The grant funds from the US Department of Justice are scheduled to be released to the city in a few days, the mayor said, and that will aid the Sheriff’s office. There was no commitment to better communication – and final decisions – from the host committee or the Trump Campaign, although the Trump Campaign insisted it would not move the convention from Jacksonville despite the problems. The events still appear to be planned for a mix of indoor and outdoor venues. The Trump Campaign also expressed confidence in the Jacksonville Sheriff’s Office, based on their experience with Jacksonville Jaguars NFL football games and other large events held in the city. The under-sheriff’s responded that the Trump Campaign’s statement was “comparing apples to oranges” and reiterated that the Sheriff’s Office only has a commitment of 25% of the necessary personnel from elsewhere in the state.
Mayor Lenny Curry also directly addressed community concerns about the use of federal forces for security in Jacksonville, following controversies with unidentified federal forces in military camouflage using unlawful tactics in Portland, Oregon. He stated there have been “no conversations” about the need for federal forces, though he directly tied that to the lack of ongoing violent protests in Jacksonville – NOT to the upcoming convention. The under-sheriff said basically the same thing, but in his next breath commented on the need for thousands of additional law enforcement personnel not yet offered by neighboring jurisdictions.
Mayor Lenny Curry then further noted that, as the convention plans are scaled back due to COVID-19, the economic impact of bringing the convention to Jacksonville will not be as high as hoped. That created another dust-up in local traditional and social media, as the mayor has never justified his expected “$100 million” impact nor has he provided a breakdown of the expense to the city. Finances are high on the agenda for a special meeting of the Jacksonville City Council on Friday.

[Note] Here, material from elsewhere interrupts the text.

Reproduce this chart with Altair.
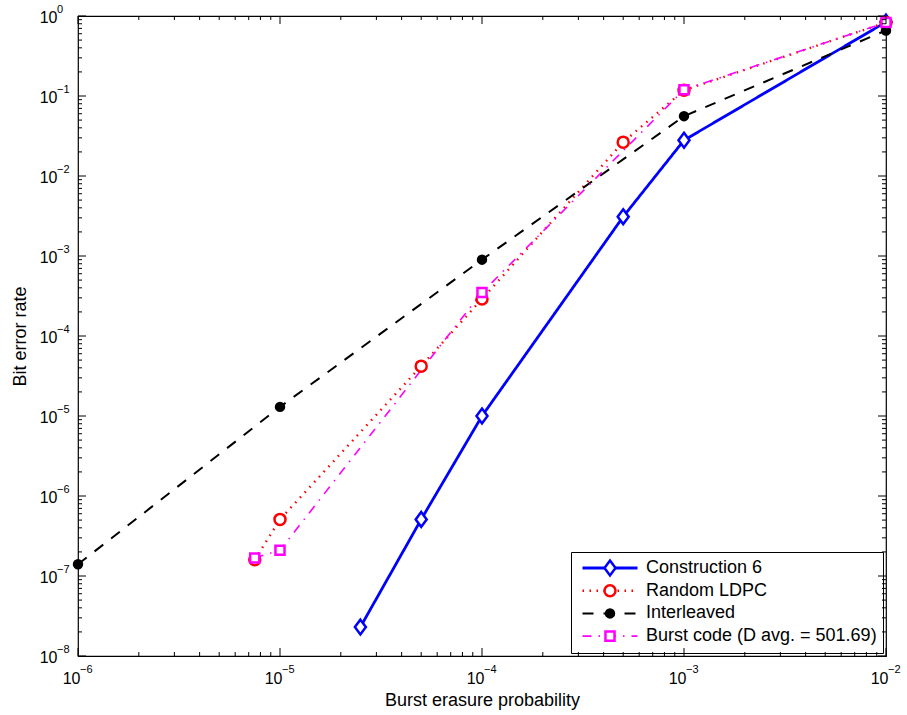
import altair as alt
import pandas as pd

# ---- data ----
series_names = ["Construction 6", "Random LDPC", "Interleaved", "Burst code (D avg. = 501.69)"]

c6_x = [2.5e-5, 5e-5, 1e-4, 5e-4, 1e-3, 1e-2]
c6_y = [2.3e-8, 5.1e-7, 1.0e-5, 3.1e-3, 2.8e-2, 0.84]

ldpc_x = [7.5e-6, 1e-5, 5e-5, 1e-4, 5e-4, 1e-3, 1e-2]
ldpc_y = [1.6e-7, 5.1e-7, 4.2e-5, 2.9e-4, 2.65e-2, 0.118, 0.83]

inter_x = [1e-6, 1e-5, 1e-4, 1e-3, 1e-2]
inter_y = [1.4e-7, 1.3e-5, 9.0e-4, 5.6e-2, 0.66]

burst_x = [7.5e-6, 1e-5, 1e-4, 1e-3, 1e-2]
burst_y = [1.68e-7, 2.1e-7, 3.5e-4, 0.12, 0.83]

x_major = [1e-6, 1e-5, 1e-4, 1e-3, 1e-2]
x_exp = ["\u22126", "\u22125", "\u22124", "\u22123", "\u22122"]
y_major = [1e-8, 1e-7, 1e-6, 1e-5, 1e-4, 1e-3, 1e-2, 1e-1, 1.0]
y_exp = ["\u22128", "\u22127", "\u22126", "\u22125", "\u22124", "\u22123", "\u22122", "\u22121", "0"]

x_minor = [k * 10.0 ** e for e in range(-6, -2) for k in range(2, 10)]
y_minor = [k * 10.0 ** e for e in range(-8, 0) for k in range(2, 10)]

# ---- tables ----
rows = []
for i, (name, xs, ys) in enumerate(zip(series_names, [c6_x, ldpc_x, inter_x, burst_x],
                                       [c6_y, ldpc_y, inter_y, burst_y])):
    for xv, yv in zip(xs, ys):
        rows.append({"x": xv, "y": yv, "Series": name, "key": str(i + 1)})
df = pd.DataFrame(rows)

W, H = 808, 640
FONT = "Liberation Sans"

colors = ["#0000ff", "#ff0000", "#000000", "#ff00ff"]
dashes = [[1, 0], [1.5, 5.5], [11, 10], [9, 7, 1.5, 7]]
widths = [2.8, 1.6, 2.8, 2.8]
paths = [
    "M0,-0.27L0.2,0L0,0.27L-0.2,0Z",
    "M-0.2,0A0.2,0.2 0 1,0 0.2,0A0.2,0.2 0 1,0 -0.2,0Z",
    "M-0.145,0A0.145,0.145 0 1,0 0.145,0A0.145,0.145 0 1,0 -0.145,0Z",
    "M-0.165,-0.165L0.165,-0.165L0.165,0.165L-0.165,0.165Z",
]
fills = ["white", "white", "black", "white"]

xscale = alt.Scale(type="log", domain=[1e-6, 1e-2], nice=False)
yscale = alt.Scale(type="log", domain=[1e-8, 1.0], nice=False)

x_axis = alt.Axis(values=x_major, labelExpr="'10'", ticks=False, domain=False, grid=False,
                  title="Burst erasure probability", labelFont=FONT, labelFontSize=16,
                  labelColor="black", labelPadding=27, labelBaseline="alphabetic",
                  labelAlign="right", labelOffset=2,
                  titleFont=FONT, titleFontSize=18,
                  titleFontWeight="normal", titleColor="black", titlePadding=5,
                  labelFlush=False, labelOverlap=False)
y_axis = alt.Axis(values=y_major, labelExpr="'10'", ticks=False, domain=False, grid=False,
                  title="Bit error rate", labelFont=FONT, labelFontSize=16,
                  labelColor="black", labelPadding=21, labelBaseline="alphabetic",
                  labelAlign="right", labelOffset=6,
                  titleFont=FONT, titleFontSize=18,
                  titleFontWeight="normal", titleColor="black", titlePadding=10,
                  labelFlush=False, labelOverlap=False)

LX, LY = 493, 536
common_leg = dict(orient="none", legendX=LX, legendY=LY, title=None, symbolSize=3025,
                  clipHeight=20, rowPadding=2.7, padding=6, labelFont=FONT, labelFontSize=18,
                  labelColor="black", symbolOffset=4, labelOffset=7, labelLimit=400)
legA = alt.Legend(symbolType="stroke", symbolStrokeWidth=2.8, strokeColor="black",
                  symbolFillColor="transparent", **common_leg)
legB = alt.Legend(symbolStrokeWidth=2.5, labelExpr="''", **common_leg)

lines = alt.Chart(df).mark_line(clip=True).encode(
    x=alt.X("x:Q", scale=xscale, axis=x_axis),
    y=alt.Y("y:Q", scale=yscale, axis=y_axis),
    color=alt.Color("Series:N", scale=alt.Scale(domain=series_names, range=colors), legend=legA),
    strokeDash=alt.StrokeDash("Series:N", scale=alt.Scale(domain=series_names, range=dashes), legend=legA),
    strokeWidth=alt.StrokeWidth("Series:N", scale=alt.Scale(domain=series_names, range=widths), legend=None),
)

points = alt.Chart(df).mark_point(filled=False, size=3025, strokeWidth=2.5, opacity=1).encode(
    x=alt.X("x:Q", scale=xscale, axis=x_axis),
    y=alt.Y("y:Q", scale=yscale, axis=y_axis),
    stroke=alt.Stroke("key:N", scale=alt.Scale(range=colors), legend=legB),
    shape=alt.Shape("key:N", scale=alt.Scale(range=paths), legend=legB),
    fill=alt.Fill("key:N", scale=alt.Scale(range=fills), legend=legB),
)

def xticks(vals, length):
    d = pd.DataFrame({"v": vals})
    bottom = alt.Chart(d).mark_rule(color="black", strokeWidth=1).encode(
        x=alt.X("v:Q", scale=xscale, axis=x_axis), y=alt.value(H), y2=alt.value(H - length))
    top = alt.Chart(d).mark_rule(color="black", strokeWidth=1).encode(
        x=alt.X("v:Q", scale=xscale, axis=x_axis), y=alt.value(0), y2=alt.value(length))
    return [bottom, top]

def yticks(vals, length):
    d = pd.DataFrame({"v": vals})
    left = alt.Chart(d).mark_rule(color="black", strokeWidth=1).encode(
        y=alt.Y("v:Q", scale=yscale, axis=y_axis), x=alt.value(0), x2=alt.value(length))
    right = alt.Chart(d).mark_rule(color="black", strokeWidth=1).encode(
        y=alt.Y("v:Q", scale=yscale, axis=y_axis), x=alt.value(W), x2=alt.value(W - length))
    return [left, right]

tick_layers = xticks(x_major, 8) + xticks(x_minor, 4) + yticks(y_major, 8) + yticks(y_minor, 4)

# exponents of the tick labels (10^n), placed next to the "10" labels
xexp_df = pd.DataFrame({"v": x_major, "t": x_exp})
yexp_df = pd.DataFrame({"v": y_major, "t": y_exp})
x_exps = alt.Chart(xexp_df).mark_text(align="left", baseline="alphabetic", font=FONT,
                                      fontSize=11, dx=2, color="black").encode(
    x=alt.X("v:Q", scale=xscale, axis=x_axis), y=alt.value(H + 17), text="t:N")
y_exps = alt.Chart(yexp_df).mark_text(align="left", baseline="alphabetic", font=FONT,
                                      fontSize=11, dy=-3, color="black").encode(
    y=alt.Y("v:Q", scale=yscale, axis=y_axis), x=alt.value(-21), text="t:N")

chart = alt.layer(lines, points, *tick_layers, x_exps, y_exps).properties(
    width=W, height=H,
    autosize=alt.AutoSizeParams(type="none"),
    padding={"left": 78, "top": 16, "right": 21, "bottom": 59},
    background="white",
).configure_view(stroke="black", strokeWidth=1.2)

chart.save("out.html", embed_options={"renderer": "svg", "actions": False})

A new motion has been filed in the lawsuit against holding the convention in Jacksonville, which calls it a public nuisance injurious to the health and welfare of the city (see 9 July entry). The motion cites the failure to enforce COVID-19 safety precautions at the President’s Tulsa, Oklahoma campaign rally and also the failure to adhere to the city’s mask-wearing requirement at a fundraising event with Pence earlier this month here in Jacksonville (see 14 July entry). It further requests a judge mandate the Convention meets a specific list of health and safety precautions.